Supply chain showdown
iFlow > Equities
An in-depth look each Friday at the factors shaping equities markets in developed and emerging economies around the world.
Bob Savage
Time to Read: 4 minutes
The summit between Presidents Trump and Xi next week will matter to investors tracking supply chain disruptions from the U.S.–Iran conflict and elevated energy prices. Taiwan, North Korea, and the tech and AI competition are all on the table. Risks to global rare earth and critical minerals supply will be a key focus for equity investors.
EXHIBIT #1: RARE EARTH AND LITHIUM PRICES
Source: BNY, Bloomberg
Our take
The U.S.–China summit agenda centers on trade, with supply chain access the dominant subtext.
Forward look
Supply chain risk remains central to the U.S.–China negotiations, with China controlling rare earth refining. The price of lithium – a key component for electric batteries and EVs – is also linked to China demand, though metal’s supply is global. Whether investors believe the U.S. can diversify away from China – and whether Washington can open trade in strategic materials – will drive capital allocation decisions. Oil is also on the agenda, given recent U.S. actions in Venezuela and Iran. How commodity flows between the two largest economies are managed will set the tone for the rest of the world.
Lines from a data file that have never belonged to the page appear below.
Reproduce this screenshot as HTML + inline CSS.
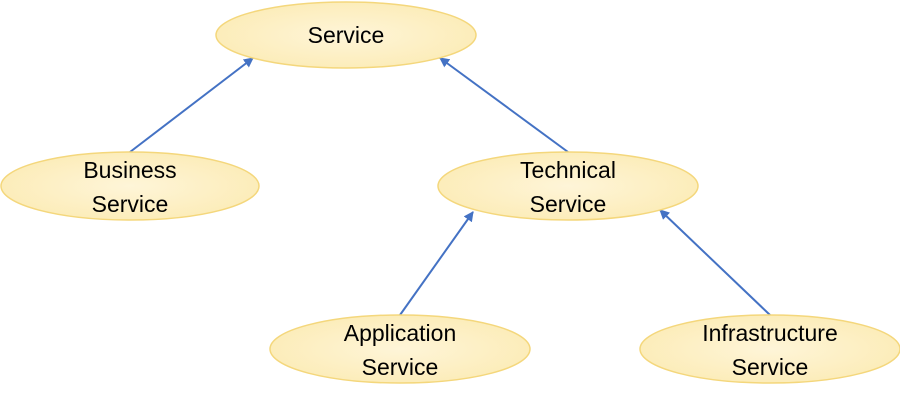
<!DOCTYPE html>
<html><head><style>
html,body{margin:0;padding:0;background:#fff;}
svg{display:block}
text{font-family:"Liberation Sans","DejaVu Sans",sans-serif;font-size:23px;fill:#000;text-anchor:middle;}
</style></head><body>
<svg width="900" height="400" viewBox="0 0 900 400" xmlns="http://www.w3.org/2000/svg">
<defs>
<radialGradient id="g" cx="50%" cy="50%" r="60%">
<stop offset="0" stop-color="#fef5d8"/><stop offset="1" stop-color="#fcebb4"/>
</radialGradient>
<marker id="a" markerWidth="10" markerHeight="10" refX="9" refY="5" orient="auto" markerUnits="userSpaceOnUse">
<path d="M0,0 L10,5 L0,10 z" fill="#4472c4"/>
</marker>
</defs>
<g stroke="#4472c4" stroke-width="2" marker-end="url(#a)">
<line x1="130" y1="152" x2="253" y2="58"/>
<line x1="568" y1="152" x2="440" y2="58"/>
<line x1="400" y1="315" x2="473" y2="212"/>
<line x1="770" y1="315" x2="660" y2="210"/>
</g>
<g fill="url(#g)" stroke="#f4d77c" stroke-width="1.5">
<ellipse cx="346" cy="35" rx="130" ry="33"/>
<ellipse cx="130" cy="186" rx="129" ry="34"/>
<ellipse cx="568" cy="186" rx="130" ry="34"/>
<ellipse cx="400" cy="349" rx="130" ry="34"/>
<ellipse cx="770" cy="349" rx="130" ry="34"/>
</g>
<text x="346" y="43">Service</text>
<text x="130" y="178">Business</text><text x="130" y="212">Service</text>
<text x="568" y="178">Technical</text><text x="568" y="212">Service</text>
<text x="400" y="341">Application</text><text x="400" y="375">Service</text>
<text x="770" y="341">Infrastructure</text><text x="770" y="375">Service</text>
</svg>
</body></html>
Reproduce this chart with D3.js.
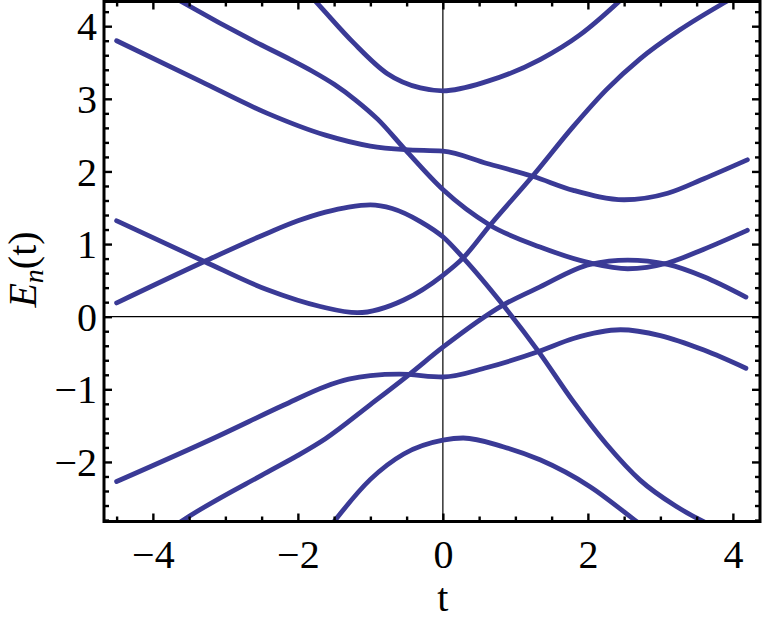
<!DOCTYPE html>
<html>
<head>
<meta charset="utf-8">
<script src="https://cdn.jsdelivr.net/npm/d3@7"></script>
<style>
  html, body { margin: 0; padding: 0; background: #fff; }
  svg { display: block; }
  .tick-label { font-family: "Liberation Serif", "Times New Roman", serif; font-size: 40px; fill: #000; }
</style>
</head>
<body>
<div id="chart"></div>
<script>
// levels E_n(t) as [t, E] pairs
const levelA = [[-4.5, 3.80], [-3.34, 3.24], [-2.42, 2.80], [-1.62, 2.50], [-1.0, 2.35], [-0.52, 2.30], [0, 2.28], [0.61, 2.11], [1.25, 1.93], [1.8, 1.74], [2.5, 1.61], [3.1, 1.70], [3.6, 1.90], [4.2, 2.16]];
const levelB = [[-3.8, 4.45], [-3.61, 4.34], [-2.6, 3.79], [-2.1, 3.54], [-1.8, 3.38], [-1.5, 3.20], [-1.2, 2.98], [-0.9, 2.72], [-0.52, 2.30], [0, 1.75], [0.65, 1.26], [1.34, 0.96], [2.03, 0.74], [2.55, 0.66], [3.1, 0.74], [3.6, 0.93], [4.2, 1.19]];
const levelC = [[-1.9, 4.5], [-1.69, 4.27], [-1.23, 3.77], [-0.77, 3.35], [-0.31, 3.15], [0, 3.11], [0.61, 3.24], [1.34, 3.54], [1.89, 3.88], [2.43, 4.34], [2.6, 4.5]];
const levelD = [[-4.5, 1.32], [-3.29, 0.76], [-2.42, 0.37], [-1.69, 0.14], [-1.18, 0.055], [-0.54, 0.23], [0, 0.57], [0.28, 0.81], [0.65, 1.26], [1.25, 1.95], [1.8, 2.62], [2.26, 3.13], [2.72, 3.55], [3.27, 3.95], [3.91, 4.34], [4.1, 4.45]];
const levelE = [[-4.5, 0.19], [-3.29, 0.76], [-2.42, 1.15], [-2.0, 1.32], [-1.62, 1.44], [-1.3, 1.51], [-1.0, 1.54], [-0.7, 1.49], [-0.31, 1.31], [0, 1.10], [0.28, 0.81], [0.83, 0.16], [1.32, -0.48], [1.8, -1.17], [2.26, -1.76], [2.72, -2.25], [3.2, -2.6], [3.59, -2.82], [3.8, -2.92]];
const levelF = [[-4.5, -2.27], [-3.11, -1.65], [-2.2, -1.22], [-1.62, -0.96], [-1.3, -0.86], [-1.0, -0.81], [-0.6, -0.79], [0, -0.83], [0.61, -0.70], [1.32, -0.48], [1.8, -0.30], [2.45, -0.18], [3.0, -0.26], [3.6, -0.46], [4.18, -0.71]];
const levelG = [[-3.8, -2.95], [-3.61, -2.82], [-2.42, -2.14], [-2.0, -1.91], [-1.62, -1.68], [-1.0, -1.21], [-0.47, -0.80], [0, -0.42], [0.83, 0.16], [1.34, 0.41], [2.03, 0.72], [2.55, 0.78], [3.1, 0.72], [3.6, 0.55], [4.18, 0.27]];
const levelH = [[-1.6, -2.95], [-1.5, -2.82], [-1.0, -2.24], [-0.54, -1.89], [0, -1.70], [0.28, -1.67], [0.83, -1.79], [1.34, -1.97], [2.03, -2.34], [2.67, -2.82], [2.8, -2.92]];
const levels = [levelA, levelB, levelC, levelD, levelE, levelF, levelG, levelH];

// ticks
const xMajor = [-4, -2, 0, 2, 4];
const xMinor = [-4.5, -3.5, -3, -2.5, -1.5, -1, -0.5, 0.5, 1, 1.5, 2.5, 3, 3.5];
const yMajor = [-2, -1, 0, 1, 2, 3, 4];
const xRange = [-4.674, 4.374];
const yRange = [-2.82, 4.34];

const width = 764, height = 621;
const frame = { left: 104, right: 760, top: 1.5, bottom: 521.5 };
const lineColor = '#3a3a96';

const svg = d3.select('#chart').append('svg')
    .attr('width', width)
    .attr('height', height);

const x = d3.scaleLinear().domain(xRange).range([frame.left, frame.right]);
const y = d3.scaleLinear().domain(yRange).range([frame.bottom, frame.top]);

// y minor ticks every 0.2
const yMinor = d3.range(-14, 22).map(i => i / 5).filter(v => Math.abs(v - Math.round(v)) > 1e-6);

svg.append('defs').append('clipPath').attr('id', 'plotClip')
    .append('rect')
    .attr('x', frame.left).attr('y', frame.top)
    .attr('width', frame.right - frame.left).attr('height', frame.bottom - frame.top);

// zero axes
svg.append('line')
    .attr('x1', x(0)).attr('x2', x(0)).attr('y1', frame.top).attr('y2', frame.bottom)
    .attr('stroke', '#000').attr('stroke-width', 1.2);
svg.append('line')
    .attr('x1', frame.left).attr('x2', frame.right).attr('y1', y(0)).attr('y2', y(0))
    .attr('stroke', '#000').attr('stroke-width', 1.2);

// curves
const line = d3.line()
    .x(d => x(d[0]))
    .y(d => y(d[1]))
    .curve(d3.curveMonotoneX);

svg.append('g').attr('clip-path', 'url(#plotClip)')
    .selectAll('path')
    .data(levels)
    .enter()
    .append('path')
    .attr('d', line)
    .attr('fill', 'none')
    .attr('stroke', lineColor)
    .attr('stroke-width', 4.8)
    .attr('stroke-linecap', 'round');

// axes, ticks inside the frame
const fmt = d => d < 0 ? '\u2212' + Math.abs(d) : d;
const bottomAxis = d3.axisBottom(x).tickValues(xMajor).tickSize(-8).tickPadding(18).tickFormat(fmt);
const leftAxis = d3.axisLeft(y).tickValues(yMajor).tickSize(-8).tickPadding(7).tickFormat(fmt);

const gx = svg.append('g').attr('transform', `translate(0,${frame.bottom})`).call(bottomAxis);
const gy = svg.append('g').attr('transform', `translate(${frame.left},0)`).call(leftAxis);
svg.append('g').attr('transform', `translate(0,${frame.top})`)
    .call(d3.axisTop(x).tickValues(xMajor).tickSize(-8).tickFormat(''));
svg.append('g').attr('transform', `translate(${frame.right},0)`)
    .call(d3.axisRight(y).tickValues(yMajor).tickSize(-8).tickFormat(''));

// minor ticks
svg.append('g').attr('transform', `translate(0,${frame.bottom})`)
    .call(d3.axisBottom(x).tickValues(xMinor).tickSize(-5).tickFormat(''));
svg.append('g').attr('transform', `translate(0,${frame.top})`)
    .call(d3.axisTop(x).tickValues(xMinor).tickSize(-5).tickFormat(''));
svg.append('g').attr('transform', `translate(${frame.left},0)`)
    .call(d3.axisLeft(y).tickValues(yMinor).tickSize(-5).tickFormat(''));
svg.append('g').attr('transform', `translate(${frame.right},0)`)
    .call(d3.axisRight(y).tickValues(yMinor).tickSize(-5).tickFormat(''));

svg.selectAll('.domain').remove();
svg.selectAll('.tick line').attr('stroke', '#000').attr('stroke-width', 2.4);
svg.selectAll('.tick text').attr('class', 'tick-label').attr('font-size', null).attr('font-family', null);
gx.selectAll('.tick text').attr('dy', '0.71em');
gy.selectAll('.tick text').attr('dy', '0.34em');

// frame
svg.append('rect')
    .attr('x', frame.left).attr('y', frame.top)
    .attr('width', frame.right - frame.left).attr('height', frame.bottom - frame.top)
    .attr('fill', 'none').attr('stroke', '#000').attr('stroke-width', 3);

// axis labels
svg.append('text')
    .attr('class', 'tick-label')
    .attr('x', x(0)).attr('y', 611)
    .attr('text-anchor', 'middle')
    .text('t');

const ylab = svg.append('text')
    .attr('class', 'tick-label')
    .attr('transform', `translate(36,${y(0.65)}) rotate(-90)`)
    .attr('text-anchor', 'middle');
ylab.append('tspan').attr('font-style', 'italic').text('E');
ylab.append('tspan').attr('font-style', 'italic').attr('font-size', '28px').attr('dy', 7).text('n');
ylab.append('tspan').attr('dy', -7).text('(t)');
</script>
</body>
</html>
EXHIBIT #2: U.S. AND CHINA EQUITY HOLDINGS VS. THREE-YEAR AVERAGE
Source: BNY
Our take
The buying of China shares from the February 2024 lows to the August 2025 highs was notable but not enough to push China’s shares in our data above 1%. In fact, China remains underweighted in portfolios by 3–4% while the U.S. is overweighted by 4–5%. Nevertheless, the pattern over the past three years shows no clear directional shift in either economy’s holdings. U.S. holdings are in line with the three-year average despite the recent record highs of the S&P 500 and other indices. Similarly, China has seen its holdings dip along with other markets.
Forward look
The recent momentum – buying U.S., selling China – may be the clearest signal of whether investors see the two markets as alternatives. The U.S. accounts for 25% of global growth but 60% of global equity market cap. China, with 1.4bn people and the world’s second-largest economy, holds less than 6%. China’s goal is to build global companies to match the U.S. big tech brands.
EXHIBIT #3: U.S. EQUITY HOLDINGS VS. THREE-YEAR AVERAGE – SEMICONDUCTORS AND MINING
Source: BNY
Our take
The push to develop U.S. mining capacity for copper, rare earths and other key metals and minerals is reflected in equity holdings. Mining sector holdings are up 20% over the past year, running well above the three-year average. Investors appear less concerned about by U.S. semiconductors investment efforts. The holdings are just at the three-year average and have witnessed a 70% drift from June 2024 highs to May 2025 lows. Semiconductor shortages remain central to concerns about the durability of the AI investment thesis.
Forward look
Materials tension are visible in U.S. equity performance across sectors. GM and Tesla have been clear about their EV dependence on lithium, nickel, cobalt, and some rare earths. Tesla has a $4.5bn raw material inventory to help mitigate some of the volatility. Semiconductor stocks carry greater exposure and have felt the pain of China’s supply controls since 2024. Key companies like Skyworks, Navitas, Qorvo and Power Integrations rely on gallium and germanium for their chips used in power and RF applications. Nvidia holds a $3.8bn raw materials inventory, with 50% of its supply chain costs exposed to these dynamics. Investment flows suggest mining and semiconductors are deeply interlinked, suggesting China will retain a key role even as alternative supply chains develop.
The upcoming Trump–Xi summit could reset expectations across global markets, particularly around supply chains, trade and strategic commodities. While oil has dominated recent headlines, the longer-term focus is shifting toward rare earths, lithium and critical minerals that underpin AI, semiconductors, and energy transition technologies. Investors will be watching for signs of whether the U.S. can diversify supply chains away from China or whether interdependence remains entrenched. Equity positioning suggests skepticism, with China still underweighted despite its central role in global production networks. At the same time, U.S. markets continue to command premium valuations, supported by AI leadership but increasingly exposed to supply chain vulnerabilities. Geopolitical tensions and corporate investment decisions – particularly in semiconductors and mining – will shape capital flows. Ultimately, clarity on trade frameworks and resource access will determine whether markets can sustain current valuations or face renewed volatility.